Shell stopt grotendeels met het winnen van olie in de Niger Delta door de aanhoudende problemen met lekkages en diefstal.
Dat heeft Mutiu Sunmonu, de hoogste baas van Shell in Nigeria, gezegd in een interview met NRC Handelsblad.
Donderdag maakte Shell bij de presentatie van de kwartaalresultaten bekend dat het de winst in april, mei en juni sterk zag dalen, mede door de problemen in Nigeria. Daar verdwijnen volgens de lokale autoriteiten dagelijks naar schatting zo’n 400.000 vaten olie door diefstal. Voor Shell gaat het 100.000 vaten per dag, aldus de Brits-Nederlandse onderneming.
Doorgaans wordt de olie gestolen door die af te tappen uit pijpleidingen. Een vat ruwe olie bevat 159 liter, waarmee de gestolen hoeveelheid neerkomt op miljoenen liters per dag. Deze verliezen kostten Shell afgelopen kwartaal naar eigen zeggen 250 miljoen dollar (bijna 189 miljoen euro).
Shell heeft al tientallen jaren te kampen met problemen in Nigeria. Het bedrijf is er sinds 1936 actief en heeft te maken gehad met sabotage en een oorlog die het werk bemoeilijkten.

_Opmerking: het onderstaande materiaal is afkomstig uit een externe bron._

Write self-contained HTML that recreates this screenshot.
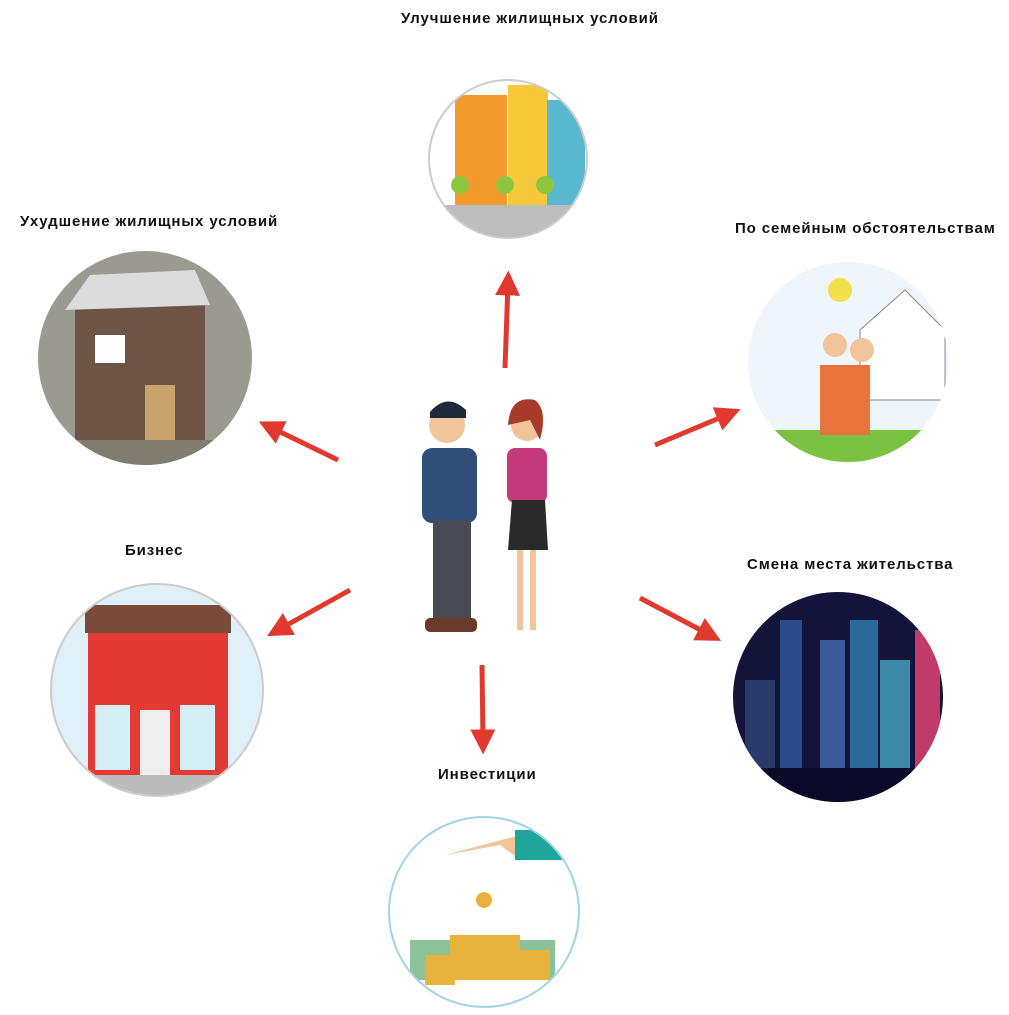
<!DOCTYPE html>
<html><head><meta charset="utf-8"><style>
html,body{margin:0;padding:0;background:#fff;width:1009px;height:1015px;overflow:hidden}
.t{position:absolute;font-family:"Liberation Sans",sans-serif;font-weight:bold;font-size:15px;letter-spacing:0.9px;color:#111;white-space:nowrap}
svg{position:absolute;left:0;top:0}
</style></head><body>
<svg width="1009" height="1015" viewBox="0 0 1009 1015">
<defs>
<marker id="a" markerWidth="5" markerHeight="5" refX="2.5" refY="2.5" orient="auto"><path d="M0,0 L5,2.5 L0,5 z" fill="#e2392f"/></marker>
<clipPath id="c1"><circle cx="508" cy="159" r="79"/></clipPath>
<clipPath id="c2"><circle cx="145" cy="358" r="107"/></clipPath>
<clipPath id="c3"><circle cx="848" cy="362" r="100"/></clipPath>
<clipPath id="c4"><circle cx="157" cy="690" r="106"/></clipPath>
<clipPath id="c5"><circle cx="838" cy="697" r="105"/></clipPath>
<clipPath id="c6"><circle cx="484" cy="912" r="95"/></clipPath>
</defs>
<g clip-path="url(#c1)"><rect x="420" y="70" width="180" height="180" fill="#fff"/>
<rect x="455" y="95" width="52" height="110" fill="#f39a2c"/><rect x="508" y="85" width="40" height="120" fill="#f6c83a"/><rect x="547" y="100" width="38" height="105" fill="#58b8cf"/>
<rect x="420" y="205" width="180" height="40" fill="#bdbdbd"/><circle cx="460" cy="185" r="9" fill="#8cc63f"/><circle cx="505" cy="185" r="9" fill="#8cc63f"/><circle cx="545" cy="185" r="9" fill="#8cc63f"/></g>
<circle cx="508" cy="159" r="79" fill="none" stroke="#ccc" stroke-width="2"/>
<g clip-path="url(#c2)"><rect x="30" y="245" width="230" height="230" fill="#9a9a90"/>
<rect x="75" y="305" width="130" height="150" fill="#6e5446"/><path d="M65,310 L90,275 L195,270 L210,305 z" fill="#dcdcdc"/>
<rect x="95" y="335" width="30" height="28" fill="#fff"/><rect x="145" y="385" width="30" height="55" fill="#c9a36e"/><rect x="30" y="440" width="230" height="40" fill="#807c70"/></g>
<g clip-path="url(#c3)"><rect x="740" y="255" width="220" height="220" fill="#eef5fb"/>
<path d="M860,330 L905,290 L945,330 V400 H860z" fill="#fff" stroke="#888"/><rect x="740" y="430" width="220" height="40" fill="#7cc242"/>
<circle cx="840" cy="290" r="12" fill="#f4e04d"/><rect x="820" y="365" width="50" height="70" fill="#e8743b"/><circle cx="835" cy="345" r="12" fill="#f2c49b"/><circle cx="862" cy="350" r="12" fill="#f2c49b"/></g>
<g clip-path="url(#c4)"><rect x="45" y="580" width="225" height="225" fill="#dff0f8"/>
<rect x="88" y="630" width="140" height="150" fill="#e53935"/><rect x="85" y="605" width="146" height="28" fill="#7a4a3a"/>
<rect x="95" y="705" width="35" height="65" fill="#d6eef5"/><rect x="180" y="705" width="35" height="65" fill="#d6eef5"/><rect x="140" y="710" width="30" height="65" fill="#eee"/><rect x="45" y="775" width="225" height="30" fill="#bbb"/></g>
<circle cx="157" cy="690" r="106" fill="none" stroke="#ccc" stroke-width="2"/>
<g clip-path="url(#c5)"><rect x="730" y="590" width="220" height="220" fill="#14143a"/>
<rect x="780" y="620" width="22" height="150" fill="#2a4a8a"/><rect x="820" y="640" width="25" height="130" fill="#3a5a9a"/><rect x="850" y="620" width="28" height="150" fill="#2a6a9a"/><rect x="880" y="660" width="30" height="110" fill="#3a8aa8"/><rect x="915" y="630" width="25" height="140" fill="#c03a6a"/><rect x="745" y="680" width="30" height="90" fill="#2a3a6a"/>
<rect x="730" y="768" width="220" height="40" fill="#0a0a28"/></g>
<g clip-path="url(#c6)"><rect x="385" y="815" width="200" height="200" fill="#fff"/>
<rect x="410" y="940" width="145" height="40" fill="#8cc29a"/><g fill="#e7b33c"><rect x="450" y="935" width="70" height="45"/><rect x="425" y="955" width="30" height="30"/><rect x="520" y="950" width="30" height="30"/></g>
<path d="M445,855 L500,845 L520,860 L570,855 L560,830 L520,835 z" fill="#f2c49b"/><rect x="515" y="830" width="60" height="30" fill="#1fa69a"/><circle cx="484" cy="900" r="8" fill="#e7b33c"/></g>
<circle cx="484" cy="912" r="95" fill="none" stroke="#9fd3e6" stroke-width="2"/>
<g><circle cx="447" cy="425" r="18" fill="#f2c49b"/><path d="M430,412 Q447,392 466,410 L466,418 L430,418z" fill="#1e2a3a"/>
<rect x="422" y="448" width="55" height="75" rx="10" fill="#2f4f78"/><rect x="433" y="520" width="38" height="100" fill="#4a4a55"/><rect x="425" y="618" width="52" height="14" rx="5" fill="#6a3a2a"/>
<circle cx="527" cy="425" r="16" fill="#f2c49b"/><path d="M508,425 Q510,395 535,400 Q548,410 540,440 L530,420z" fill="#a83a2a"/>
<rect x="507" y="448" width="40" height="55" rx="8" fill="#c43a7a"/><path d="M512,500 L545,500 L548,550 L508,550z" fill="#2a2a2a"/><rect x="517" y="550" width="6" height="80" fill="#f2c49b"/><rect x="530" y="550" width="6" height="80" fill="#f2c49b"/></g>
<g stroke="#e2392f" stroke-width="5" fill="none" marker-end="url(#a)">
<line x1="505" y1="368" x2="508" y2="283"/>
<line x1="338" y1="460" x2="270" y2="427"/>
<line x1="655" y1="445" x2="729" y2="414"/>
<line x1="350" y1="590" x2="278" y2="630"/>
<line x1="640" y1="598" x2="710" y2="635"/>
<line x1="482" y1="665" x2="483" y2="742"/>
</g>
</svg>
<div class="t" style="left:401px;top:10px">Улучшение жилищных условий</div>
<div class="t" style="left:20px;top:213px">Ухудшение жилищных условий</div>
<div class="t" style="left:735px;top:220px">По семейным обстоятельствам</div>
<div class="t" style="left:125px;top:542px">Бизнес</div>
<div class="t" style="left:747px;top:556px">Смена места жительства</div>
<div class="t" style="left:438px;top:766px">Инвестиции</div>
</body></html>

Productie terugschroeven in Nigeria
Shell gaf donderdag aan dat het zijn activiteiten in het Afrikaanse land onder de loep neemt. De productie in Nigeria kan door de verkoop van activiteiten met zo’n 80.000 tot 100.000 vaten olie per dag kan worden verkleind.
"Dat betekent niet dat we de onshoreproductie in Nigeria helemaal verlaten", stelde topman Peter Voser. Het bedrijf wil zich vooral toeleggen op oliewinning in de diepzee en gaswinning. "Gasproductie is daar heel belangrijk, daar investeren we ook in. Op dat vlak kunnen we toegevoegde waarde leveren, zowel voor Nigeria als voor Shell. In het oosten van Nigeria zullen we minder aanwezig zijn in de olieproductie."
Milieuvervuiling door winnen van olie
Vanwege de sabotagepraktijken zijn oliemaatschappijen in Nigeria vaak het mikpunt van kritiek van milieu- en mensenrechtenorganisaties. Door de gaten die lokale oliedieven in de pijpleidingen boren, is er in de afgelopen jaren veel olie in de natuur terechtgekomen.
Tegenstanders wijzen erop dat ook oude leidingen met achterstallig onderhoud oorzaak zijn van het weglekken. Sommige leidingen zouden al 40 tot 50 jaar oud zijn. Naast Shell zijn in het gebied ook de maatschappijen Chevron, Exxon-Mobil, Agip en Total aanwezig, maar Shell wordt over het algemeen gezien als de grootste vervuiler.
Het opruimen van de olievervuiling in Nigeria kan volgens een VN-rapport uit 2011 wel 30 jaar duren. De vervuiling en onrust kost de Nigeriaanse overheid jaarlijks miljarden aan inkomsten. "We zullen onze bijdrage leveren, maar dit zijn geen problemen die Shell alleen kan oplossen", aldus Voser donderdag.